2009 Honorees: Cinematography
Barry Ackroyd for The Hurt Locker, whose ace kineticism no longer surprises but still invigorates, especially when blending the furtive, the laser-sighted, and the panoramic;
Christopher Doyle for The Limits of Control, because even beyond his delectation in bright, unusual hues, there'd be no movie without his managing of visual tension and geometric motifs;
Adriano Goldman for Sin Nombre, because what he lacked in novelty he more than compensates in striking, dramatic, rich-toned lensing, distilling place as well as edgy mood;
Jeong Jeong-hun for Thirst, who can go anywhere Park wants to go, from epic grandeur to woozy delirium to febrile abstraction, even in a film where light is the enemy; and
Lance Acord for Where the Wild Things Are, who fuses generational reverbs by braiding 60s lens flares, 70s dolor, and modern ironies, and relishes the woolly materiality of the Things.

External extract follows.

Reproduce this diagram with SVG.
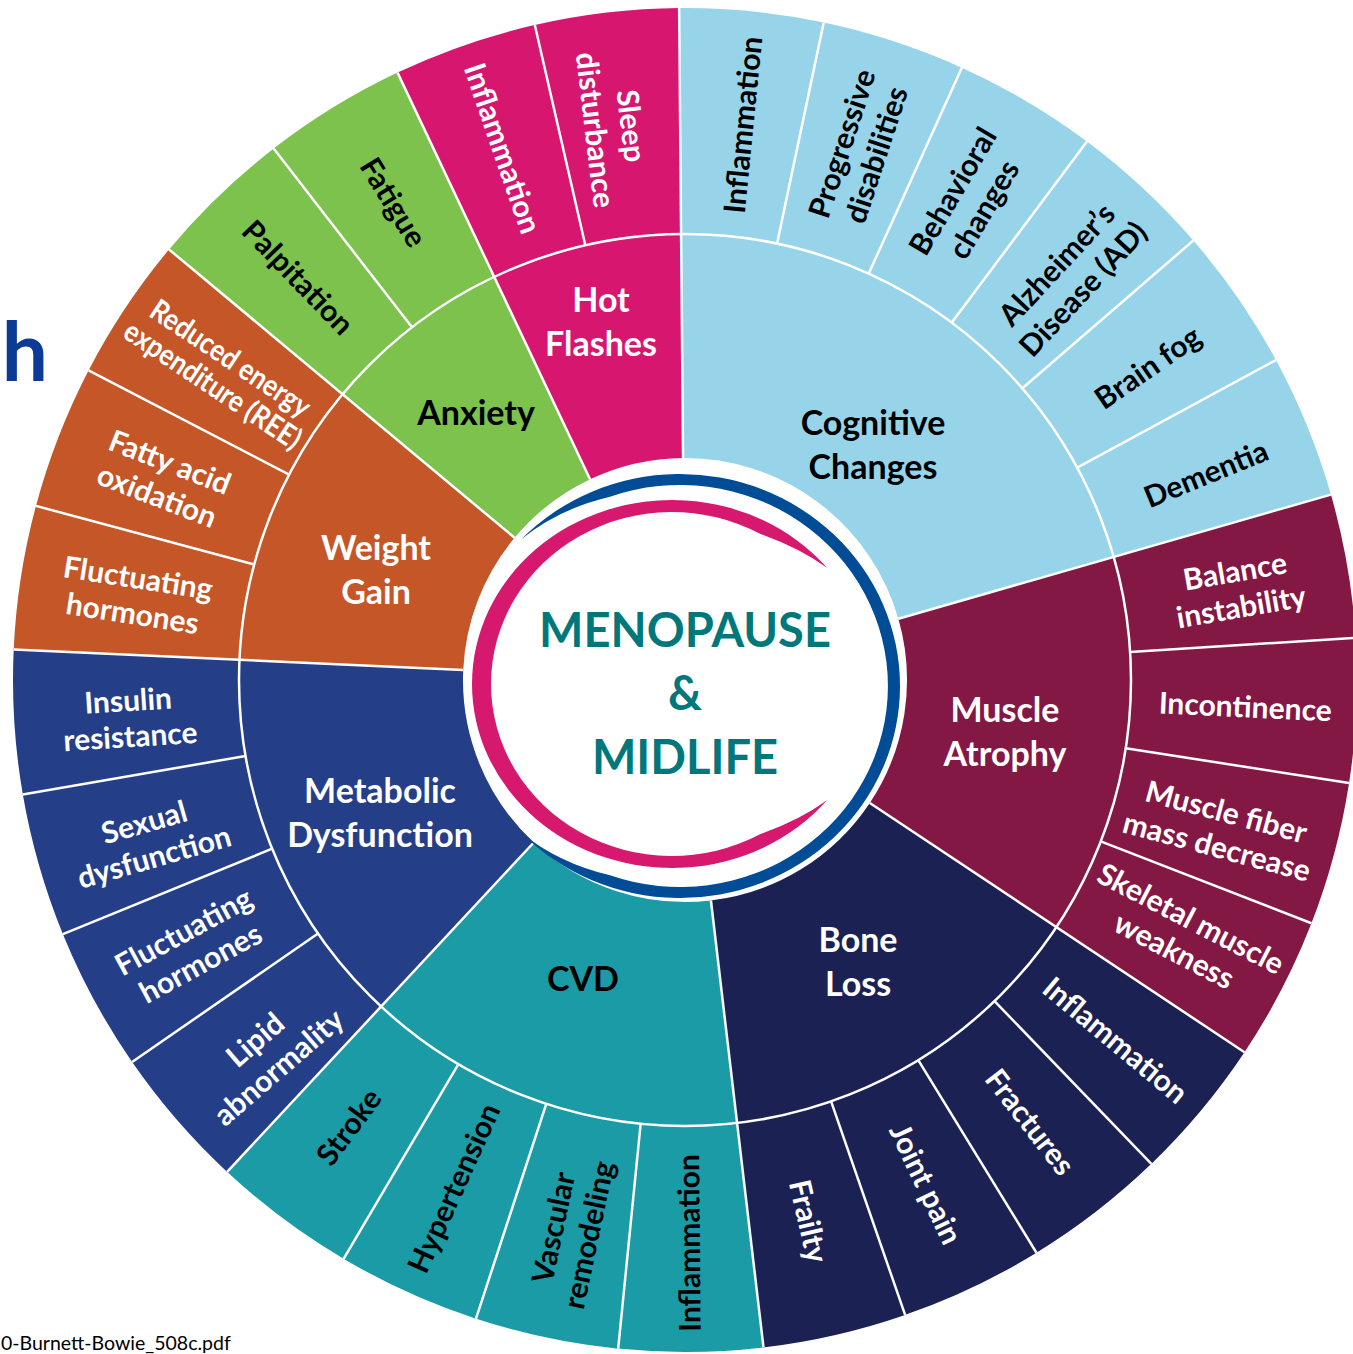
<svg xmlns="http://www.w3.org/2000/svg" width="1353" height="1354" viewBox="0 0 1353 1354">
<style>
.o{fill:none;stroke-width:226;stroke-dasharray:121.6 4000}
.i{fill:none;stroke-width:224}
.cog{stroke:#97D4EA}.mus{stroke:#841844}.bon{stroke:#1B2253}.cvd{stroke:#1A9BA6}
.met{stroke:#243E88}.wei{stroke:#C45628}.anx{stroke:#7CC24C}.hot{stroke:#D7176F}
.sep line{stroke:#fff;stroke-width:2.5}
.lab,.lab tspan{font-family:Lato,"Open Sans","Liberation Sans",sans-serif;font-weight:700;font-size:30px;text-anchor:middle;dominant-baseline:central}
.cat,.cat tspan{font-size:34px}
.w{fill:#fff}.k{fill:#000}
.ctr{font-family:Lato,"Open Sans","Liberation Sans",sans-serif;font-weight:700;font-size:47px;text-anchor:middle;fill:#00777B}
</style>
<rect width="1353" height="1354" fill="#fff"/>
<text x="48" y="381" text-anchor="end" font-family="Lato, 'Liberation Sans', sans-serif" font-weight="700" font-size="82" fill="#0B3B94">h</text>
<text x="1" y="1350" font-family="Lato, 'Liberation Sans', sans-serif" font-size="19.5" fill="#000">0-Burnett-Bowie_508c.pdf</text>

<g id="cognitive-changes">
<circle class="i cog" cx="685" cy="680" r="334" stroke-dasharray="434.6 4000" transform="rotate(-90.5 685 680)"/>
<text class="lab cat k" transform="translate(873,443)"><tspan x="0" y="-22">Cognitive</tspan><tspan x="0" y="22">Changes</tspan></text>
</g>
<g id="muscle-atrophy">
<circle class="i mus" cx="685" cy="680" r="334" stroke-dasharray="289.9 4000" transform="rotate(-16.017 685 680)"/>
<text class="lab cat w" transform="translate(1005,730)"><tspan x="0" y="-22">Muscle</tspan><tspan x="0" y="22">Atrophy</tspan></text>
</g>
<g id="bone-loss">
<circle class="i bon" cx="685" cy="680" r="334" stroke-dasharray="289.9 4000" transform="rotate(33.638 685 680)"/>
<text class="lab cat w" transform="translate(858,960)"><tspan x="0" y="-22">Bone</tspan><tspan x="0" y="22">Loss</tspan></text>
</g>
<g id="cvd">
<circle class="i cvd" cx="685" cy="680" r="334" stroke-dasharray="289.9 4000" transform="rotate(83.293 685 680)"/>
<text class="lab cat k" transform="translate(583,977)"><tspan x="0" y="0">CVD</tspan></text>
</g>
<g id="metabolic-dysfunction">
<circle class="i met" cx="685" cy="680" r="334" stroke-dasharray="289.9 4000" transform="rotate(132.948 685 680)"/>
<text class="lab cat w" transform="translate(380,811)"><tspan x="0" y="-22">Metabolic</tspan><tspan x="0" y="22">Dysfunction</tspan></text>
</g>
<g id="weight-gain">
<circle class="i wei" cx="685" cy="680" r="334" stroke-dasharray="217.5 4000" transform="rotate(182.603 685 680)"/>
<text class="lab cat w" transform="translate(376,568)"><tspan x="0" y="-22">Weight</tspan><tspan x="0" y="22">Gain</tspan></text>
</g>
<g id="anxiety">
<circle class="i anx" cx="685" cy="680" r="334" stroke-dasharray="145.2 4000" transform="rotate(219.845 685 680)"/>
<text class="lab cat k" transform="translate(476,411)"><tspan x="0" y="0">Anxiety</tspan></text>
</g>
<g id="hot-flashes">
<circle class="i hot" cx="685" cy="680" r="334" stroke-dasharray="145.2 4000" transform="rotate(244.672 685 680)"/>
<text class="lab cat w" transform="translate(601,320)"><tspan x="0" y="-22">Hot</tspan><tspan x="0" y="22">Flashes</tspan></text>
</g>

<g id="cog-inflammation"><circle class="o cog" cx="685" cy="680" r="559" transform="rotate(-90.5 685 680)"/>
<text class="lab k" transform="translate(741.6,124.8) rotate(-84.29)"><tspan x="0" y="0">Inflammation</tspan></text></g>
<g id="cog-progressive"><circle class="o cog" cx="685" cy="680" r="559" transform="rotate(-78.086 685 680)"/>
<text class="lab k" transform="translate(857.8,148.7) rotate(-71.88)"><tspan x="0" y="-18">Progressive</tspan><tspan x="0" y="18">disabilities</tspan></text></g>
<g id="cog-behavioral"><circle class="o cog" cx="685" cy="680" r="559" transform="rotate(-65.672 685 680)"/>
<text class="lab k" transform="translate(967,199.5) rotate(-59.47)"><tspan x="0" y="-18">Behavioral</tspan><tspan x="0" y="18">changes</tspan></text></g>
<g id="cog-alzheimers"><circle class="o cog" cx="685" cy="680" r="559" transform="rotate(-53.259 685 680)"/>
<text class="lab k" transform="translate(1068.8,275.8) rotate(-47.05)"><tspan x="0" y="-18">Alzheimer’s</tspan><tspan x="0" y="18">Disease (AD)</tspan></text></g>
<g id="cog-brainfog"><circle class="o cog" cx="685" cy="680" r="559" transform="rotate(-40.845 685 680)"/>
<text class="lab k" transform="translate(1146.9,366.3) rotate(-34.64)"><tspan x="0" y="0">Brain fog</tspan></text></g>
<g id="cog-dementia"><circle class="o cog" cx="685" cy="680" r="559" transform="rotate(-28.431 685 680)"/>
<text class="lab k" transform="translate(1205.5,472.6) rotate(-22.22)"><tspan x="0" y="0">Dementia</tspan></text></g>

<g id="mus-balance"><circle class="o mus" cx="685" cy="680" r="559" transform="rotate(-16.017 685 680)"/>
<text class="lab w" transform="translate(1237.8,587.7) rotate(-9.81)"><tspan x="0" y="-18">Balance</tspan><tspan x="0" y="18">instability</tspan></text></g>
<g id="mus-incontinence"><circle class="o mus" cx="685" cy="680" r="559" transform="rotate(-3.603 685 680)"/>
<text class="lab w" transform="translate(1245.4,705.4) rotate(2.6)"><tspan x="0" y="0">Incontinence</tspan></text></g>
<g id="mus-fiber"><circle class="o mus" cx="685" cy="680" r="559" transform="rotate(8.810 685 680)"/>
<text class="lab w" transform="translate(1221.9,827.9) rotate(15.02)"><tspan x="0" y="-18">Muscle fiber</tspan><tspan x="0" y="18">mass decrease</tspan></text></g>
<g id="mus-skeletal"><circle class="o mus" cx="685" cy="680" r="559" transform="rotate(21.224 685 680)"/>
<text class="lab w" transform="translate(1183.2,933.5) rotate(27.43)"><tspan x="0" y="-18">Skeletal muscle</tspan><tspan x="0" y="18">weakness</tspan></text></g>

<g id="bon-inflammation"><circle class="o bon" cx="685" cy="680" r="559" transform="rotate(33.638 685 680)"/>
<text class="lab w" transform="translate(1116.3,1039.1) rotate(39.84)"><tspan x="0" y="0">Inflammation</tspan></text></g>
<g id="bon-fractures"><circle class="o bon" cx="685" cy="680" r="559" transform="rotate(46.052 685 680)"/>
<text class="lab w" transform="translate(1031.2,1121.1) rotate(52.26)"><tspan x="0" y="0">Fractures</tspan></text></g>
<g id="bon-jointpain"><circle class="o bon" cx="685" cy="680" r="559" transform="rotate(58.466 685 680)"/>
<text class="lab w" transform="translate(927.1,1183.3) rotate(64.67)"><tspan x="0" y="0">Joint pain</tspan></text></g>
<g id="bon-frailty"><circle class="o bon" cx="685" cy="680" r="559" transform="rotate(70.879 685 680)"/>
<text class="lab w" transform="translate(809.9,1220.9) rotate(77.09)"><tspan x="0" y="0">Frailty</tspan></text></g>

<g id="cvd-inflammation"><circle class="o cvd" cx="685" cy="680" r="559" transform="rotate(83.293 685 680)"/>
<text class="lab k" transform="translate(687.9,1243) rotate(-90.5)"><tspan x="0" y="0">Inflammation</tspan></text></g>
<g id="cvd-vascular"><circle class="o cvd" cx="685" cy="680" r="559" transform="rotate(95.707 685 680)"/>
<text class="lab k" transform="translate(569.6,1231) rotate(-78.09)"><tspan x="0" y="-18">Vascular</tspan><tspan x="0" y="18">remodeling</tspan></text></g>
<g id="cvd-hypertension"><circle class="o cvd" cx="685" cy="680" r="559" transform="rotate(108.121 685 680)"/>
<text class="lab k" transform="translate(452.6,1187.4) rotate(-65.67)"><tspan x="0" y="0">Hypertension</tspan></text></g>
<g id="cvd-stroke"><circle class="o cvd" cx="685" cy="680" r="559" transform="rotate(120.534 685 680)"/>
<text class="lab k" transform="translate(347.7,1126) rotate(-53.26)"><tspan x="0" y="0">Stroke</tspan></text></g>

<g id="met-lipid"><circle class="o met" cx="685" cy="680" r="559" transform="rotate(132.948 685 680)"/>
<text class="lab w" transform="translate(266,1052.4) rotate(-40.84)"><tspan x="0" y="-18">Lipid</tspan><tspan x="0" y="18">abnormality</tspan></text></g>
<g id="met-hormones"><circle class="o met" cx="685" cy="680" r="559" transform="rotate(145.362 685 680)"/>
<text class="lab w" transform="translate(191.4,946.1) rotate(-28.43)"><tspan x="0" y="-18">Fluctuating</tspan><tspan x="0" y="18">hormones</tspan></text></g>
<g id="met-sexual"><circle class="o met" cx="685" cy="680" r="559" transform="rotate(157.776 685 680)"/>
<text class="lab w" transform="translate(148.7,838.3) rotate(-16.02)"><tspan x="0" y="-18">Sexual</tspan><tspan x="0" y="18">dysfunction</tspan></text></g>
<g id="met-insulin"><circle class="o met" cx="685" cy="680" r="559" transform="rotate(170.190 685 680)"/>
<text class="lab w" transform="translate(129.1,717.1) rotate(-3.6)"><tspan x="0" y="-18">Insulin</tspan><tspan x="0" y="18">resistance</tspan></text></g>

<g id="wei-hormones"><circle class="o wei" cx="685" cy="680" r="559" transform="rotate(182.603 685 680)"/>
<text class="lab w" transform="translate(135.6,594.4) rotate(8.81)"><tspan x="0" y="-18">Fluctuating</tspan><tspan x="0" y="18">hormones</tspan></text></g>
<g id="wei-fatty"><circle class="o wei" cx="685" cy="680" r="559" transform="rotate(195.017 685 680)"/>
<text class="lab w" transform="translate(163.9,477.7) rotate(21.22)"><tspan x="0" y="-18">Fatty acid</tspan><tspan x="0" y="18">oxidation</tspan></text></g>
<g id="wei-ree"><circle class="o wei" cx="685" cy="680" r="559" transform="rotate(207.431 685 680)"/>
<text class="lab w" transform="translate(222.6,370.3) rotate(33.64)"><tspan x="0" y="-16" textLength="186" lengthAdjust="spacingAndGlyphs">Reduced energy</tspan><tspan x="0" y="16" textLength="206" lengthAdjust="spacingAndGlyphs">expenditure (REE)</tspan></text></g>

<g id="anx-palpitation"><circle class="o anx" cx="685" cy="680" r="559" transform="rotate(219.845 685 680)"/>
<text class="lab k" transform="translate(299.1,276.5) rotate(46.05)"><tspan x="0" y="0">Palpitation</tspan></text></g>
<g id="anx-fatigue"><circle class="o anx" cx="685" cy="680" r="559" transform="rotate(232.259 685 680)"/>
<text class="lab k" transform="translate(394.6,201.6) rotate(58.47)"><tspan x="0" y="0">Fatigue</tspan></text></g>

<g id="hot-inflammation"><circle class="o hot" cx="685" cy="680" r="559" transform="rotate(244.672 685 680)"/>
<text class="lab w" transform="translate(504,147.8) rotate(70.88)"><tspan x="0" y="0">Inflammation</tspan></text></g>
<g id="hot-sleep"><circle class="o hot" cx="685" cy="680" r="559" transform="rotate(257.086 685 680)"/>
<text class="lab w" transform="translate(614.7,127.8) rotate(83.29)"><tspan x="0" y="-18">Sleep</tspan><tspan x="0" y="18">disturbance</tspan></text></g>

<g id="connectors" class="sep" transform="translate(685,680)">
<circle r="446" fill="none" stroke="#fff" stroke-width="2.5"/>
<line x1="0" y1="-222" x2="0" y2="-672" transform="rotate(-0.5)"/>
<line x1="0" y1="-446" x2="0" y2="-672" transform="rotate(11.914)"/>
<line x1="0" y1="-446" x2="0" y2="-672" transform="rotate(24.328)"/>
<line x1="0" y1="-446" x2="0" y2="-672" transform="rotate(36.741)"/>
<line x1="0" y1="-446" x2="0" y2="-672" transform="rotate(49.155)"/>
<line x1="0" y1="-446" x2="0" y2="-672" transform="rotate(61.569)"/>
<line x1="0" y1="-222" x2="0" y2="-672" transform="rotate(73.983)"/>
<line x1="0" y1="-446" x2="0" y2="-672" transform="rotate(86.397)"/>
<line x1="0" y1="-446" x2="0" y2="-672" transform="rotate(98.810)"/>
<line x1="0" y1="-446" x2="0" y2="-672" transform="rotate(111.224)"/>
<line x1="0" y1="-222" x2="0" y2="-672" transform="rotate(123.638)"/>
<line x1="0" y1="-446" x2="0" y2="-672" transform="rotate(136.052)"/>
<line x1="0" y1="-446" x2="0" y2="-672" transform="rotate(148.466)"/>
<line x1="0" y1="-446" x2="0" y2="-672" transform="rotate(160.879)"/>
<line x1="0" y1="-222" x2="0" y2="-672" transform="rotate(173.293)"/>
<line x1="0" y1="-446" x2="0" y2="-672" transform="rotate(185.707)"/>
<line x1="0" y1="-446" x2="0" y2="-672" transform="rotate(198.121)"/>
<line x1="0" y1="-446" x2="0" y2="-672" transform="rotate(210.534)"/>
<line x1="0" y1="-222" x2="0" y2="-672" transform="rotate(222.948)"/>
<line x1="0" y1="-446" x2="0" y2="-672" transform="rotate(235.362)"/>
<line x1="0" y1="-446" x2="0" y2="-672" transform="rotate(247.776)"/>
<line x1="0" y1="-446" x2="0" y2="-672" transform="rotate(260.190)"/>
<line x1="0" y1="-222" x2="0" y2="-672" transform="rotate(272.603)"/>
<line x1="0" y1="-446" x2="0" y2="-672" transform="rotate(285.017)"/>
<line x1="0" y1="-446" x2="0" y2="-672" transform="rotate(297.431)"/>
<line x1="0" y1="-222" x2="0" y2="-672" transform="rotate(309.845)"/>
<line x1="0" y1="-446" x2="0" y2="-672" transform="rotate(322.259)"/>
<line x1="0" y1="-222" x2="0" y2="-672" transform="rotate(334.672)"/>
<line x1="0" y1="-446" x2="0" y2="-672" transform="rotate(347.086)"/>
</g>

<g id="center">
<path d="M521,539.5 A220,212 0 1 1 521,832.5 Q558,863 610,875.3 A208,201 0 1 0 610,496.7 Q558,509 521,539.5 Z" fill="#004C97"/>
<path d="M827,567.7 A200,184 0 1 0 827,800.3 Q800,820 760,834.3 A181,172 0 1 1 760,533.7 Q800,548 827,567.7 Z" fill="#D6186F"/>
<text class="ctr" x="685" y="647">MENOPAUSE</text>
<text class="ctr" x="685" y="710">&amp;</text>
<text class="ctr" x="685" y="774">MIDLIFE</text>
</g>
</svg>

Extremely honorable mentions to Yorick Le Saux for the lurid dynamism of Julia's camera movement and its natural and artificial lighting and to Gustav Danielsson for finding just the right lenses, palettes, and frames for Roy Andersson's ingenious tableaux mordants in You, the Living.
Further honorable mentions to Greig Fraser for Bright Star, Alain Marcoen for Lorna's Silence, the unbelievably named Martin Gschlacht for Revanche, and Alexis Zabe for Silent Light.